#### Available records:
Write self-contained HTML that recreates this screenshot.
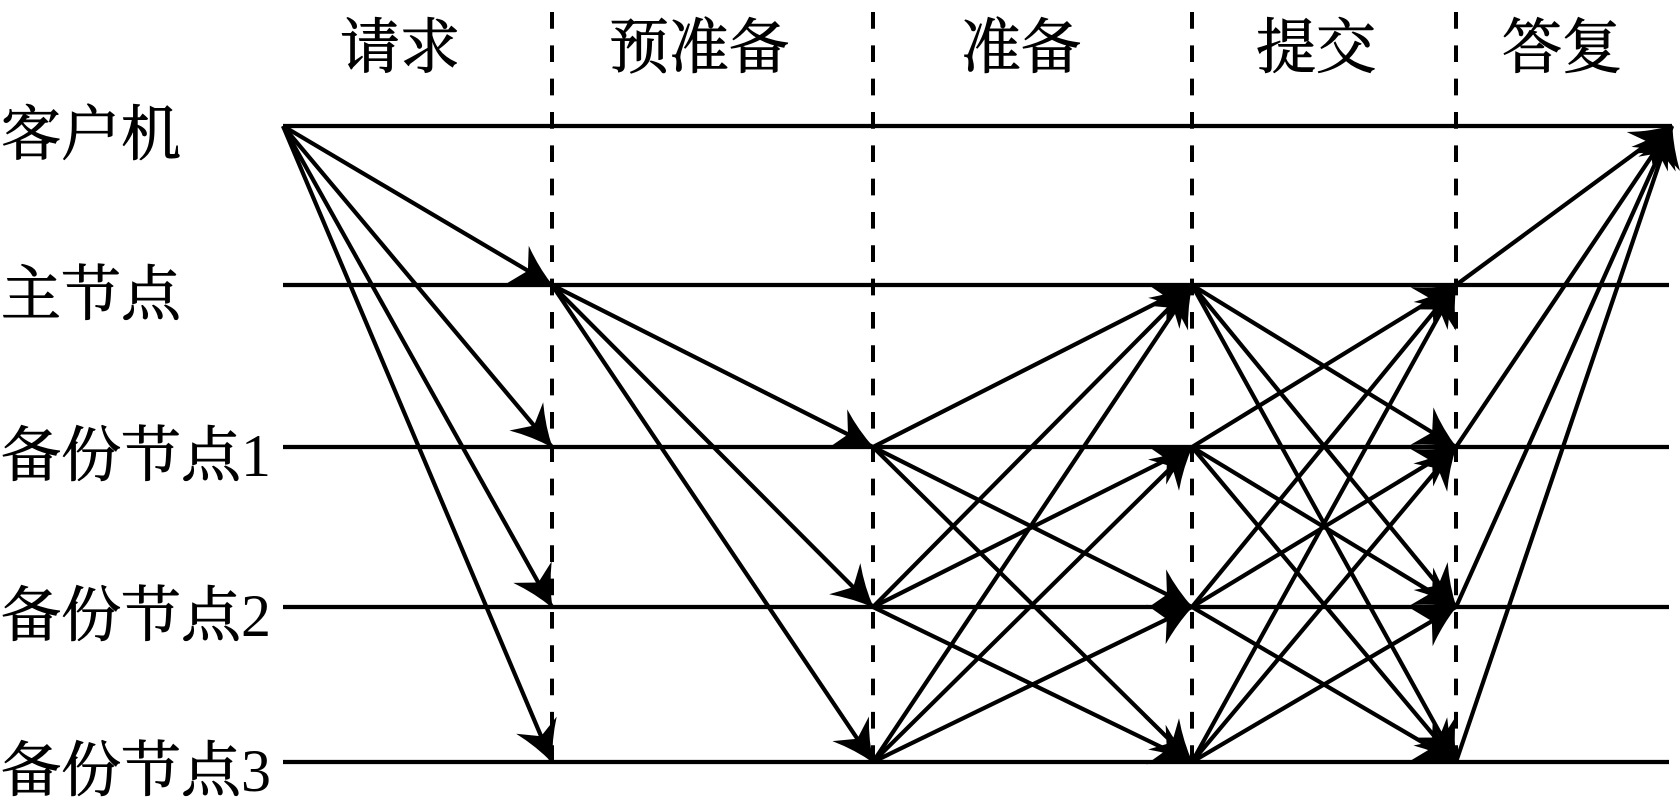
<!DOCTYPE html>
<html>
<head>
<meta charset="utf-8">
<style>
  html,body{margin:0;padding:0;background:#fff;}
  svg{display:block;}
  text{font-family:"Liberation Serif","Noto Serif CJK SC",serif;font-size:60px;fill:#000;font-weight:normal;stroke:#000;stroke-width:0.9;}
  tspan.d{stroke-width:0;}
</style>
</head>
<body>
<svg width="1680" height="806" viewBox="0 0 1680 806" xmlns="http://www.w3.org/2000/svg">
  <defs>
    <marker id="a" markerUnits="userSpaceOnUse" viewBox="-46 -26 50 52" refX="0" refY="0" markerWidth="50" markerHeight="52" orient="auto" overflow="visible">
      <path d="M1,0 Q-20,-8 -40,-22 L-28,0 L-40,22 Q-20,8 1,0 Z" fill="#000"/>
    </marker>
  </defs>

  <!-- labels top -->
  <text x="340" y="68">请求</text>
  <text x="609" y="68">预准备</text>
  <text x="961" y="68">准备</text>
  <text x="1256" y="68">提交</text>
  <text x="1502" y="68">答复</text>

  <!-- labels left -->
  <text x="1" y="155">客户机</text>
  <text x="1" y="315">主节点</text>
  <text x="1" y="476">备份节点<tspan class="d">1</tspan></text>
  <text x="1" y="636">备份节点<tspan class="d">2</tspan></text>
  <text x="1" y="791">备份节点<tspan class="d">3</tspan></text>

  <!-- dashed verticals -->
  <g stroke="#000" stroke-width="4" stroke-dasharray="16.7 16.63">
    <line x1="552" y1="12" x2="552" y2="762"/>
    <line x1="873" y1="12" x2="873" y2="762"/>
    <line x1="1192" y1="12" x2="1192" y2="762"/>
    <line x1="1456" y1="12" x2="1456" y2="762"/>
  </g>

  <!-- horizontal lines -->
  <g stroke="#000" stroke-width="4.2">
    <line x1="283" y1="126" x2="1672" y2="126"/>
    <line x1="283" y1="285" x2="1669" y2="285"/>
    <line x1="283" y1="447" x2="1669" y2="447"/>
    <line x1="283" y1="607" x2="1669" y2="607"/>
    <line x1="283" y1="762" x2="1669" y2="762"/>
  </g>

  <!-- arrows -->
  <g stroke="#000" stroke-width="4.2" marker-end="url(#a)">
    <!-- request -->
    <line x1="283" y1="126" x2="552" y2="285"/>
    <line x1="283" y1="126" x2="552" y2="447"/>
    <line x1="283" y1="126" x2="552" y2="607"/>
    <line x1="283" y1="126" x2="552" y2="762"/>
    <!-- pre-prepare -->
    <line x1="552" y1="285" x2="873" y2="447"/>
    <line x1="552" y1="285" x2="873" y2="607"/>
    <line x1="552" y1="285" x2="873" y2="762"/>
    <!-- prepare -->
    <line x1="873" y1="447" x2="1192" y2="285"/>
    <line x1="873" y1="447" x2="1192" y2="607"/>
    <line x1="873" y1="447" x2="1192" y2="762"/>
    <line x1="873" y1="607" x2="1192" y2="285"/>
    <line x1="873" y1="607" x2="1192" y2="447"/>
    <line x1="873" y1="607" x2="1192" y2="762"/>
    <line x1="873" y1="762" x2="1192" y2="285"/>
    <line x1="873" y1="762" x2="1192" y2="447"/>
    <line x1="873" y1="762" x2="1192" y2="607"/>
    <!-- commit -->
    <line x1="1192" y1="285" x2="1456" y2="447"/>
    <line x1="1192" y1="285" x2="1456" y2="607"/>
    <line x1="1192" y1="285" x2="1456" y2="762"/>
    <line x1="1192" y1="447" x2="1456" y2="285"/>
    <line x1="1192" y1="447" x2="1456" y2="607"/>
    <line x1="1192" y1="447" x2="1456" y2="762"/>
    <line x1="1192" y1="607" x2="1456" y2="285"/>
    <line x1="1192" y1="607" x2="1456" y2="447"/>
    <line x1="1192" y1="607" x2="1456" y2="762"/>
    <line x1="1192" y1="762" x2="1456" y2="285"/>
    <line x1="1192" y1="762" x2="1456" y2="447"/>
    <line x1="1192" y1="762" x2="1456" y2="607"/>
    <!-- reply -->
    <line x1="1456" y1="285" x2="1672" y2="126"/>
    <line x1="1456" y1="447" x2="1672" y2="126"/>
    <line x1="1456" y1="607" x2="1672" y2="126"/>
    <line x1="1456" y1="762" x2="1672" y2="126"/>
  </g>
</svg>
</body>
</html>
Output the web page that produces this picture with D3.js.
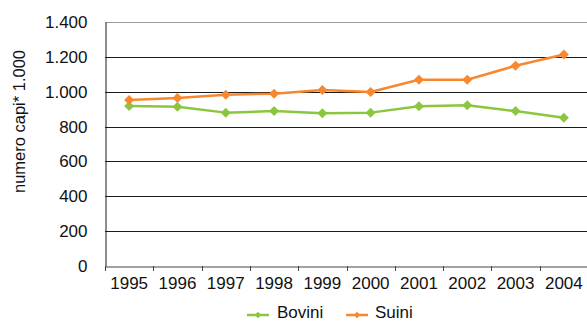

#### What to produce:
Repeat the data exactly, dropping every picture it holds.

#### Finished exercise:
Write self-contained HTML that recreates this screenshot.
<!DOCTYPE html>
<html>
<head>
<meta charset="utf-8">
<style>
  html,body{margin:0;padding:0;background:#fff;}
  svg{display:block;}
  text{font-family:"Liberation Serif","Noto Serif CJK SC",serif;font-size:60px;fill:#000;font-weight:normal;stroke:#000;stroke-width:0.9;}
  tspan.d{stroke-width:0;}
</style>
</head>
<body>
<svg width="1680" height="806" viewBox="0 0 1680 806" xmlns="http://www.w3.org/2000/svg">
  <defs>
    <marker id="a" markerUnits="userSpaceOnUse" viewBox="-46 -26 50 52" refX="0" refY="0" markerWidth="50" markerHeight="52" orient="auto" overflow="visible">
      <path d="M1,0 Q-20,-8 -40,-22 L-28,0 L-40,22 Q-20,8 1,0 Z" fill="#000"/>
    </marker>
  </defs>

  <!-- labels top -->
  <text x="340" y="68">请求</text>
  <text x="609" y="68">预准备</text>
  <text x="961" y="68">准备</text>
  <text x="1256" y="68">提交</text>
  <text x="1502" y="68">答复</text>

  <!-- labels left -->
  <text x="1" y="155">客户机</text>
  <text x="1" y="315">主节点</text>
  <text x="1" y="476">备份节点<tspan class="d">1</tspan></text>
  <text x="1" y="636">备份节点<tspan class="d">2</tspan></text>
  <text x="1" y="791">备份节点<tspan class="d">3</tspan></text>

  <!-- dashed verticals -->
  <g stroke="#000" stroke-width="4" stroke-dasharray="16.7 16.63">
    <line x1="552" y1="12" x2="552" y2="762"/>
    <line x1="873" y1="12" x2="873" y2="762"/>
    <line x1="1192" y1="12" x2="1192" y2="762"/>
    <line x1="1456" y1="12" x2="1456" y2="762"/>
  </g>

  <!-- horizontal lines -->
  <g stroke="#000" stroke-width="4.2">
    <line x1="283" y1="126" x2="1672" y2="126"/>
    <line x1="283" y1="285" x2="1669" y2="285"/>
    <line x1="283" y1="447" x2="1669" y2="447"/>
    <line x1="283" y1="607" x2="1669" y2="607"/>
    <line x1="283" y1="762" x2="1669" y2="762"/>
  </g>

  <!-- arrows -->
  <g stroke="#000" stroke-width="4.2" marker-end="url(#a)">
    <!-- request -->
    <line x1="283" y1="126" x2="552" y2="285"/>
    <line x1="283" y1="126" x2="552" y2="447"/>
    <line x1="283" y1="126" x2="552" y2="607"/>
    <line x1="283" y1="126" x2="552" y2="762"/>
    <!-- pre-prepare -->
    <line x1="552" y1="285" x2="873" y2="447"/>
    <line x1="552" y1="285" x2="873" y2="607"/>
    <line x1="552" y1="285" x2="873" y2="762"/>
    <!-- prepare -->
    <line x1="873" y1="447" x2="1192" y2="285"/>
    <line x1="873" y1="447" x2="1192" y2="607"/>
    <line x1="873" y1="447" x2="1192" y2="762"/>
    <line x1="873" y1="607" x2="1192" y2="285"/>
    <line x1="873" y1="607" x2="1192" y2="447"/>
    <line x1="873" y1="607" x2="1192" y2="762"/>
    <line x1="873" y1="762" x2="1192" y2="285"/>
    <line x1="873" y1="762" x2="1192" y2="447"/>
    <line x1="873" y1="762" x2="1192" y2="607"/>
    <!-- commit -->
    <line x1="1192" y1="285" x2="1456" y2="447"/>
    <line x1="1192" y1="285" x2="1456" y2="607"/>
    <line x1="1192" y1="285" x2="1456" y2="762"/>
    <line x1="1192" y1="447" x2="1456" y2="285"/>
    <line x1="1192" y1="447" x2="1456" y2="607"/>
    <line x1="1192" y1="447" x2="1456" y2="762"/>
    <line x1="1192" y1="607" x2="1456" y2="285"/>
    <line x1="1192" y1="607" x2="1456" y2="447"/>
    <line x1="1192" y1="607" x2="1456" y2="762"/>
    <line x1="1192" y1="762" x2="1456" y2="285"/>
    <line x1="1192" y1="762" x2="1456" y2="447"/>
    <line x1="1192" y1="762" x2="1456" y2="607"/>
    <!-- reply -->
    <line x1="1456" y1="285" x2="1672" y2="126"/>
    <line x1="1456" y1="447" x2="1672" y2="126"/>
    <line x1="1456" y1="607" x2="1672" y2="126"/>
    <line x1="1456" y1="762" x2="1672" y2="126"/>
  </g>
</svg>
</body>
</html>
Output the web page that produces this picture with D3.js.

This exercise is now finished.